Although recent research on digital twins and virtual patients are mostly independent of each other potentially due to different study goals, it is important to note that they share similar challenges, and therefore one approach that tackles the challenges can be applicable to both fields59. Both virtual patients and digital twins are limited by the lack of sufficient patient data. Although summary statistics can provide guidance on generating physiologically plausible virtual patients, patient-specific data retain the information on correlations between variables (as demonstrated above), thus improving the model’s predictive power28,29. When time-course data (e.g., tumor size measurements over time) become available, virtual patients generated by pre-treatment data can be validated by subsequent measurements.
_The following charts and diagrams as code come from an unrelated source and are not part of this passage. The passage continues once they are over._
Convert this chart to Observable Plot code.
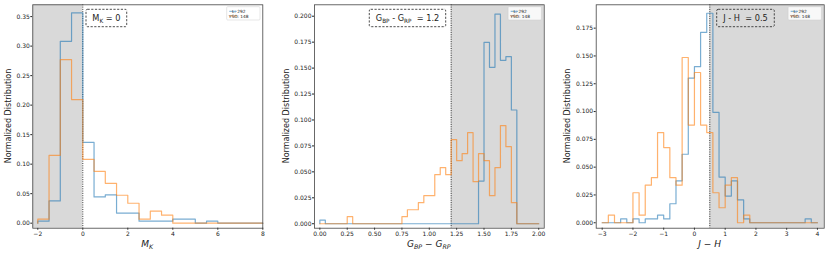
<!DOCTYPE html>
<html><head><meta charset="utf-8">
<script src="https://cdn.jsdelivr.net/npm/d3@7"></script>
<script src="https://cdn.jsdelivr.net/npm/@observablehq/plot@0.6"></script>
<style>
body{margin:0;background:#fff;}
#row{display:flex;width:831px;height:253px;overflow:hidden;}
#row svg{display:block;flex:none;}
</style></head><body><div id="row"></div>
<script>
// ---------- Panel 1: M_K ----------
const mkBinStart = -2, mkBinWidth = 0.5;
const mkL   = [0.0034,0.0377,0.3082,0.3562,0.1370,0.0445,0.0479,0.0171,0.0171,0.0034,0.0034,0.0034,0.0068,0.0068,0,0.0034,0,0,0,0];
const mkYSO = [0.0068,0.1149,0.2770,0.2095,0.1081,0.0878,0.0676,0.0473,0.0338,0.0068,0.0203,0.0135,0,0,0,0,0,0,0,0];
const mkXTicks = [-2,0,2,4,6,8];
const mkYTicks = [0,0.05,0.10,0.15,0.20,0.25,0.30,0.35];
const mkCut = 0;

// ---------- Panel 2: G_BP - G_RP ----------
const bpBinStart = 0, bpBinWidth = 0.05;
const bpL   = [0.0034,0,0,0,0,0,0,0,0,0,0,0,0,0,0,0,0,0,0,0,0,0,0,0,0,0,0,0,0,
               0.0411,0.1747,0.1507,0.2021,0.1575,0.1610,0.1096,0,0,0,0];
const bpYSO = [0,0,0,0,0,0.0068,0,0,0,0,0,0,0,0,0,
               0.0068,0.0135,0.0135,0.0203,0.0270,0.0270,0.0473,0.0541,0.0473,0.0811,0.0608,
               0.0676,0.0878,0.0405,0.0676,0.0608,0.0270,0.0541,0.0946,0.0743,0.0203,0,0,0,0];
const bpXTicks = [0,0.25,0.5,0.75,1.0,1.25,1.5,1.75,2.0];
const bpYTicks = [0,0.025,0.05,0.075,0.1,0.125,0.15,0.175,0.2];
const bpCut = 1.2;

// ---------- Panel 3: J - H ----------
const jhBinStart = -3, jhBinWidth = 0.2;
const jhL   = [0,0,0,0.0034,0,0.0034,0,0.0034,0.0034,0.0068,0.0034,0.0171,0.0377,0.0616,0.1301,0.1404,
               0.1712,0.1884,0.0993,0.0411,0.0240,0.0377,0.0205,0.0034,0,0,0,0,0,0,0,0,0,0.0034,0];
const jhYSO = [0,0.0068,0,0,0,0.0270,0.0068,0.0338,0.0405,0.0811,0.0676,0.0405,0.0338,0.1486,0.0878,0.1351,
               0.0878,0.0811,0.0270,0.0135,0.0338,0.0405,0,0.0068,0,0,0,0,0,0,0,0,0,0,0];
const jhXTicks = [-3,-2,-1,0,1,2,3,4];
const jhYTicks = [0,0.025,0.05,0.075,0.1,0.125,0.15,0.175];
const jhCut = 0.5;

const legendLabels = ["L: 292", "YSO: 148"];
const H = 253;

function steps(start, w, vals) {
  const pts = [{x: start, y: 0}];
  vals.forEach((v, i) => pts.push({x: start + i * w, y: v}));
  const end = start + vals.length * w;
  pts.push({x: end, y: vals[vals.length - 1]});
  pts.push({x: end, y: 0});
  return pts;
}

function rich(el, parts, size) {
  let shifted = false;
  parts.forEach(p => {
    const t = el.append("tspan").text(p.t);
    if (p.sub && !shifted) { t.attr("dy", size * 0.22).attr("font-size", size * 0.7); shifted = true; }
    else if (p.sub) { t.attr("font-size", size * 0.7); }
    else if (!p.sub && shifted) { t.attr("dy", -size * 0.22); shifted = false; }
  });
}

const panels = [
  {width: 277, mL: 32.3, mR: 14.7, xDomain: [-2.222, 8], yDomain: [-0.0085, 0.370],
   xTicks: mkXTicks, yTicks: mkYTicks, xFmt: d3.format("d"), yFmt: d3.format(".2f"),
   start: mkBinStart, w: mkBinWidth, L: mkL, Y: mkYSO, cut: mkCut, shade: "left",
   yLabX: 11, annFrac: 0.322, annW: 40.7,
   ann: [{t: "M"}, {t: "K", sub: true}, {t: " = 0"}],
   xl: [{t: "M"}, {t: "K", sub: true}]},
  {width: 277, mL: 37, mR: 10.3, xDomain: [-0.049, 2.05], yDomain: [-0.0043, 0.211],
   xTicks: bpXTicks, yTicks: bpYTicks, xFmt: d3.format(".2f"), yFmt: d3.format(".3f"),
   start: bpBinStart, w: bpBinWidth, L: bpL, Y: bpYSO, cut: bpCut, shade: "right",
   yLabX: 12.3, annFrac: 0.407, annW: 76.4,
   ann: [{t: "G"}, {t: "BP", sub: true}, {t: " - G"}, {t: "RP", sub: true}, {t: "  = 1.2"}],
   xl: [{t: "G"}, {t: "BP", sub: true}, {t: " \u2212 G"}, {t: "RP", sub: true}]},
  {width: 277, mL: 41.7, mR: 7.3, xDomain: [-3.195, 4.22], yDomain: [-0.0049, 0.196],
   xTicks: jhXTicks, yTicks: jhYTicks, xFmt: d3.format("d"), yFmt: d3.format(".3f"),
   start: jhBinStart, w: jhBinWidth, L: jhL, Y: jhYSO, cut: jhCut, shade: "right",
   yLabX: 16, annFrac: 0.657, annW: 57.6,
   ann: [{t: "J - H  = 0.5"}],
   xl: [{t: "J \u2212 H"}]}
];

const row = document.getElementById("row");
panels.forEach(c => {
  const mT = 4.3, mB = 25.3;
  const shade = c.shade === "left" ? {x1: c.xDomain[0], x2: c.cut} : {x1: c.cut, x2: c.xDomain[1]};
  shade.y1 = c.yDomain[0]; shade.y2 = c.yDomain[1];
  const svg = Plot.plot({
    width: c.width, height: H,
    marginLeft: c.mL, marginRight: c.mR, marginTop: mT, marginBottom: mB,
    style: {fontFamily: "DejaVu Sans", fontSize: "6px", color: "#222", background: "white", overflow: "visible"},
    x: {domain: c.xDomain, ticks: c.xTicks, tickFormat: c.xFmt, label: null, tickSize: 2, tickPadding: 1.5},
    y: {domain: c.yDomain, ticks: c.yTicks, tickFormat: c.yFmt, label: null, tickSize: 2, tickPadding: 1},
    marks: [
      Plot.rect([shade], {x1: "x1", x2: "x2", y1: "y1", y2: "y2", fill: "#d9d9d9"}),
      Plot.ruleX([c.cut], {stroke: "#222", strokeWidth: 0.9, strokeDasharray: "1,1.3"}),
      Plot.line(steps(c.start, c.w, c.L), {x: "x", y: "y", curve: "step-after", stroke: "#1f77b4", strokeOpacity: 0.6, strokeWidth: 1.2}),
      Plot.line(steps(c.start, c.w, c.Y), {x: "x", y: "y", curve: "step-after", stroke: "#ff7f0e", strokeOpacity: 0.6, strokeWidth: 1.2}),
      Plot.frame({stroke: "#444", strokeWidth: 0.8})
    ]
  });
  row.appendChild(svg);
  const s = d3.select(svg);
  const fl = c.mL, fr = c.width - c.mR, ft = mT, fb = H - mB;
  // y label
  s.append("text")
    .attr("transform", `translate(${c.yLabX},${(ft + fb) / 2}) rotate(-90)`)
    .attr("text-anchor", "middle").attr("font-size", 8).attr("fill", "#222")
    .text("Normalized Distribution");
  // x label
  const xl = s.append("text").attr("x", (fl + fr) / 2).attr("y", 247.3)
    .attr("text-anchor", "middle").attr("font-size", 9).attr("font-style", "italic").attr("fill", "#222");
  rich(xl, c.xl, 9);
  // annotation box
  const cx = fl + c.annFrac * (fr - fl), cy = ft + 13.7;
  s.append("rect").attr("x", cx - c.annW / 2).attr("y", ft + 5).attr("width", c.annW).attr("height", 17.4)
    .attr("rx", 1.5).attr("fill", "none").attr("stroke", "#222").attr("stroke-width", 0.8)
    .attr("stroke-dasharray", "2.2,1.5");
  const at = s.append("text").attr("x", cx).attr("y", cy + 2.9).attr("text-anchor", "middle")
    .attr("font-size", 8.2).attr("fill", "#222").style("white-space", "pre");
  rich(at, c.ann, 8.2);
  // legend
  const lw = 33.3, lh = 13.3, lx = fr - 2.3 - lw, ly = ft + 2.4;
  s.append("rect").attr("x", lx).attr("y", ly).attr("width", lw).attr("height", lh).attr("rx", 1)
    .attr("fill", "white").attr("fill-opacity", 0.8).attr("stroke", "#ccc").attr("stroke-width", 0.5);
  [["#1f77b4", 4.6], ["#ff7f0e", 9.3]].forEach(([col, dy], i) => {
    s.append("line").attr("x1", lx + 2.6).attr("x2", lx + 10).attr("y1", ly + dy).attr("y2", ly + dy)
      .attr("stroke", col).attr("stroke-opacity", 0.6).attr("stroke-width", 1);
    s.append("text").attr("x", lx + 12).attr("y", ly + dy + 1.5).attr("font-size", 4.3).attr("fill", "#222")
      .text(legendLabels[i]);
  });
});
</script></body></html>
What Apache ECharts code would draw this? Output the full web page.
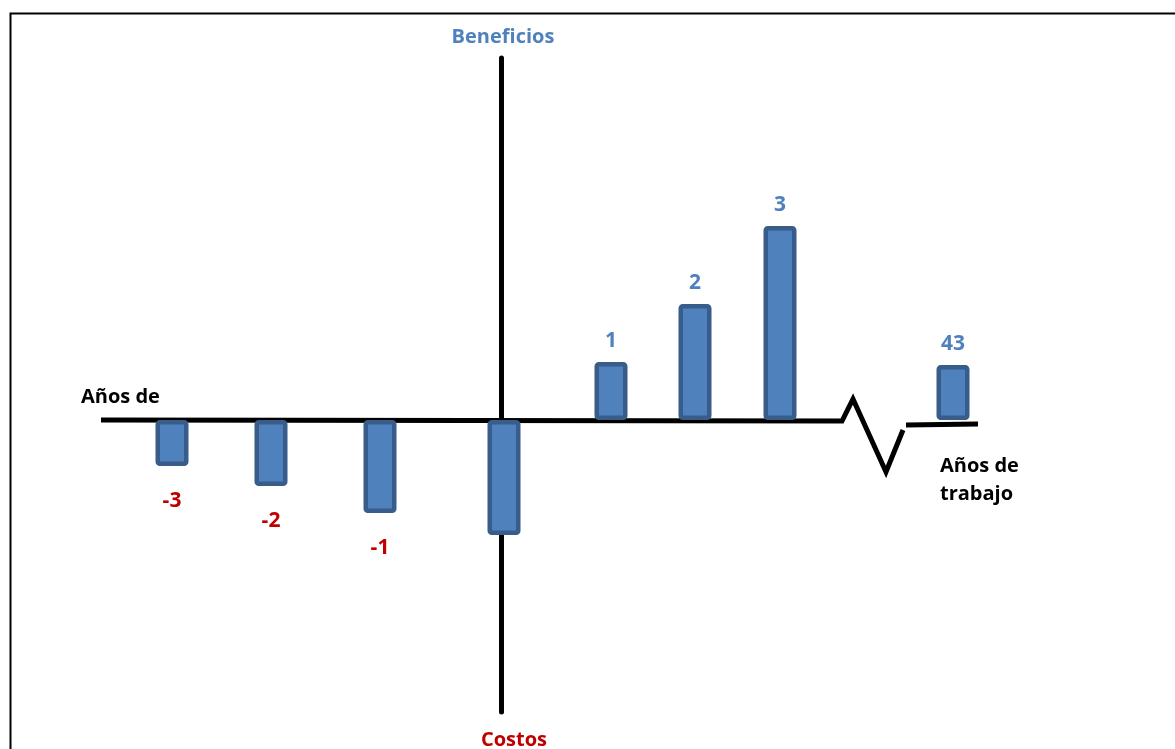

Time-course data would also allow digital twin models to evolve with the patients and improve mechanistic understanding when comparing model prediction with clinical observation iteratively59,65. In addition, by treating a virtual patient population as digital twin candidates, digital twins can be derived for new patients by selecting the virtual patients whose model-predicted profiles match the time-course data (i.e., match virtual patients with their physical counterparts in the real world to become digital twins). In this way, model parameters of a digital twin no longer need to be directly derived from clinical measurements, and multiple digital twin candidates can be selected from a virtual patient population to quantify uncertainties in model predictions, such as in the analysis of non-Hodgkin lymphoma by Susilo et al. 66.

When digital twin models are built on data collected from a specific patient group, they can be later repurposed to generate a virtual patient population that shares similar traits, which can be used to make population level predictions, such as the effectiveness of newly discovered drugs targeting the same patient group. Tivay et al. suggested using compressed latent parameterization to generate realistic virtual patients from parameter values fitted to real patient data (i.e., digital twins)67. After constructing a latent parameter space from virtual patients fitted to patient-specific data (i.e., digital twins), new virtual patients can be generated from the latent space. In fact, we have applied this approach to account for the inter-patient heterogeneity in pharmacokinetic (PK) parameters in our NSCLC study28, which resulted in PK profiles in the virtual patient population that were comparable to that in real patients. Given the sparse public data that are available from oncology trials, methodology research on generating new realistic virtual patients from digital twins can provide an alternative approach to challenge.

Discussion

Generating physiologically plausible virtual patients is critical for making accurate prediction of the effectiveness of novel treatments using mechanistic models. We have discussed the current challenges faced by modelers and our approaches to these challenges. We emphasize the importance of public databases like iAtlas that contain correlated variables on the patient level (e.g., data corresponding to each patient). Further, since new methods created to generate virtual patients and medical digital twins are usually demonstrated in cardiovascular diseases and fields other than immuno-oncology68, this field can benefit from future research on the applicability and robustness of methods that have been proven useful in other therapeutic areas. Moreover, we raise the possibility of generating digital twins from virtual patients and vice versa, facilitating collaboration between researchers in these two fields.